6,573 establishments fined Tk 3.94cr in 3 months
Commerce ministry officials said the ministry has formed a "special taskforce" to monitor and review the market situation and supply chain of essentials at the district level
AS part of the government's efforts to stabilize prices of commodities, the Directorate of National Consumer Rights Protection (DNCRP), under the Ministry of Commerce, fined a total of 6573 business establishments' worth around Taka 3.94 crore across the country over the last three months due to various irregularities.
After assuming office, the interim government, led by Nobel Laureate Professor Dr Muhammad Yunus, has taken a series of measures to bring down the prices of essential commodities to give respite to the commoners.
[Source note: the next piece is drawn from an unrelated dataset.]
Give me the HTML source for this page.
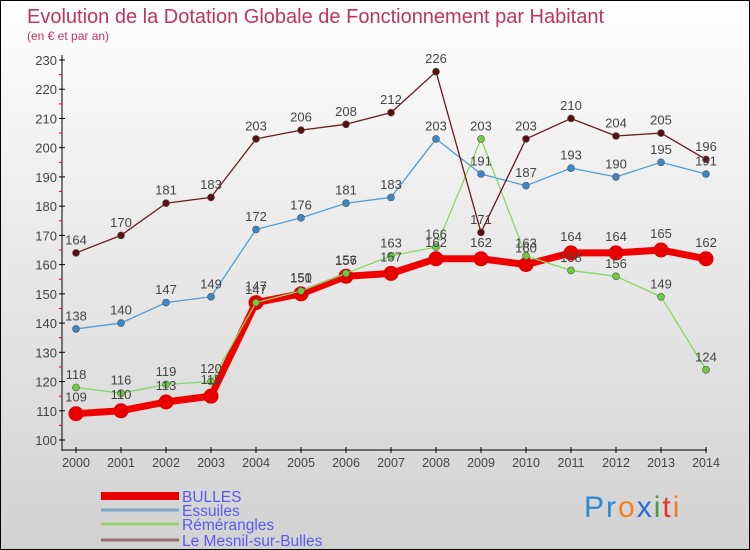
<!DOCTYPE html>
<html><head><meta charset="utf-8"><style>
body{margin:0}
#c{width:748px;height:548px;border:1px solid #000;background:linear-gradient(#fff,#f0f0f0 30%,#d2d2d2);position:relative;overflow:hidden;font-family:"Liberation Sans",sans-serif}
</style></head><body>
<div id="c">
<svg id="s" width="748" height="548" style="font-family:'Liberation Sans',sans-serif">
<text x="26" y="22" font-size="20" fill="#c0335f">Evolution de la Dotation Globale de Fonctionnement par Habitant</text>
<text x="26" y="39" font-size="12" fill="#c0335f">(en € et par an)</text>
</svg>
</div>
<script>
const years=[2000,2001,2002,2003,2004,2005,2006,2007,2008,2009,2010,2011,2012,2013,2014];
const bulles=[109,110,113,115,147,150,156,157,162,162,160,164,164,165,162];
const essuiles=[138,140,147,149,172,176,181,183,203,191,187,193,190,195,191];
const remerangles=[118,116,119,120,147,151,157,163,166,203,163,158,156,149,124];
const mesnil=[164,170,181,183,203,206,208,212,226,171,203,210,204,205,196];
const yTicks=[100,110,120,130,140,150,160,170,180,190,200,210,220,230];
const names=["BULLES","Essuiles","Rémérangles","Le Mesnil-sur-Bulles"];
const NS="http://www.w3.org/2000/svg",s=document.getElementById('s');
const X=i=>75+i*45, Y=v=>439-(v-100)*380/130;
function el(t,a,p){const e=document.createElementNS(NS,t);for(const k in a)e.setAttribute(k,a[k]);(p||s).appendChild(e);return e;}
let ax=el('line',{x1:61,y1:54,x2:61,y2:450,stroke:'#000'});

let bx=el('line',{x1:61,y1:449,x2:706,y2:449,stroke:'#000'});

yTicks.forEach(v=>{el('line',{x1:58,y1:Y(v),x2:64,y2:Y(v),stroke:'#000'});
 if(v<230)el('line',{x1:58,y1:Y(v+5),x2:61,y2:Y(v+5),stroke:'#e00'});
 const t=el('text',{x:56,y:Y(v)+5,'font-size':13,fill:'#444','text-anchor':'end'});t.textContent=v;
 });
years.forEach((y,i)=>{el('line',{x1:X(i),y1:446,x2:X(i),y2:452,stroke:'#000'});
 const t=el('text',{x:X(i),y:466,'font-size':12.5,fill:'#444','text-anchor':'middle'});t.textContent=y;
 });
const series=[[mesnil,'#6b1a1a','#5a1010',1.3,3.5,'mesnil'],[essuiles,'#4f9ed6','#3a88c8',1.3,3.5,'essuiles'],[remerangles,'#88d860','#6ccc3c',1.3,3.5,'remerangles'],[bulles,'#f00000','#e80000',7,7,'bulles']];
const order=[3,1,2,0];
order.forEach(k=>{const [d,c,f,w,r,n]=series[k];
 const p=el('polyline',{points:d.map((v,i)=>X(i)+','+Y(v)).join(' '),fill:'none',stroke:c,'stroke-width':w,'stroke-linejoin':'round'});
 
 d.forEach((v,i)=>{const ci=el('circle',{cx:X(i),cy:Y(v),r:r,fill:f,stroke:k==3?'#d00':'#555','stroke-width':k==3?1:0.6});
  });});
[3,1,2,0].forEach(k=>{const [d,,,,r,n]=series[k];d.forEach((v,i)=>{
 const t=el('text',{x:X(i),y:Y(v)-r-5,'font-size':13,fill:'#444','text-anchor':'middle'});t.textContent=v;
 });});
const lc=['#e80000','#7aa8cc','#99d070','#957070'],lw=[8,3,3,3],ly=[495,509,523,539];
names.forEach((n,i)=>{const y=ly[i];
 const l=el('line',{x1:100,y1:y,x2:178,y2:y,stroke:lc[i],'stroke-width':lw[i]});
 
 const t=el('text',{x:181,y:y+6,'font-size':15.5,fill:'#5a5af0'});t.textContent=n;
 });
const lg=el('text',{x:583,y:516,'font-size':30,'letter-spacing':2});

[['P','#2a8ad8'],['r','#2a8ad8'],['o','#f08020'],['x','#2a6ad8'],['i','#40a040'],['t','#e83030'],['i','#f08020']].forEach(([ch,c])=>{const ts=el('tspan',{fill:c},lg);ts.textContent=ch;});
</script>
</body></html>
As part of the initiatives, commerce ministry officials said the ministry has formed a "special taskforce" to monitor and review the market situation and supply chain of essentials at the district level.
Concerned Additional Deputy Commissioner is the convener of this special taskforce, while DNCRP Assistant Director is the member secretary.
Additional Superintendent of Police, District Food Controller or appropriate representative, District Livestock Officer or appropriate representative, District Fisheries Officer or appropriate representative, Agriculture Marketing Officer or Senior Agricultural Marketing Officer, Consumers Association of Bangladesh (CAB) representative and two student representatives are members of the taskforce.
The taskforce members are regularly visiting different markets, large warehouses, godowns or cold storages and other places of the supply chain, and also monitoring the issue of keeping the prices of essential commodities at a reasonable level.
The taskforce is also ensuring that weather the price difference between production, wholesale and consumer levels remain at a minimum level.
Besides, under the recommendation of the Ministry of Commerce, the National Board of Revenue (NBR) has waived the 5.0 per cent regulatory duty on onion imports, reduced customs duty from 25 per cent to 15 per cent for import of potatoes, and set a 5.0 per cent customs duty on pesticide imports to control rising prices in the local market.
The revenue authority has also waived the value-added tax (VAT) on local production and trading stages of soybean oil, palm oil, and other edible oils.
The NBR has also reduced the VAT on imports of crude and refined soybean oil, palm oil, and other edible oils to 10 percent from the existing 15 percent.
The authority has also cut import duty on eggs from existing 25 percent to 5 percent to increase the supply of eggs in the market and reduce the price of eggs at consumer level.
Meanwhile, the state-run Trading Corporation of Bangladesh (TCB) is selling commodities including rice at subsidized rates through truck sale among the common consumers.
Under this move, each consumer can buy maximum 2 liters of edible oil at Taka 100 per liter, 2 kgs of lentil at Taka 60 per kg and 5 kgs of rice at Taka 30 per kg.
The TCB is also selling essential goods at fair prices for ready-made garment (RMG) workers.
The TCB has also taken necessary preparations ahead of the Holy Month of Ramadan through importing commodities as well as local procurement of items.
As part of its huge activities, the TCB would sell some 20,000 metric tons of lentil, 2 crore liters of edible oil and 10,000 metric tons of sugar every month alongside selling onion and potatoes across the country through imports under the directives of the Ministry of Commerce.
Apart from this, the TCB would sale 10,000 metric tons of chickpeas and 1,500 metric tons of dates during the Holy Month of Ramadan.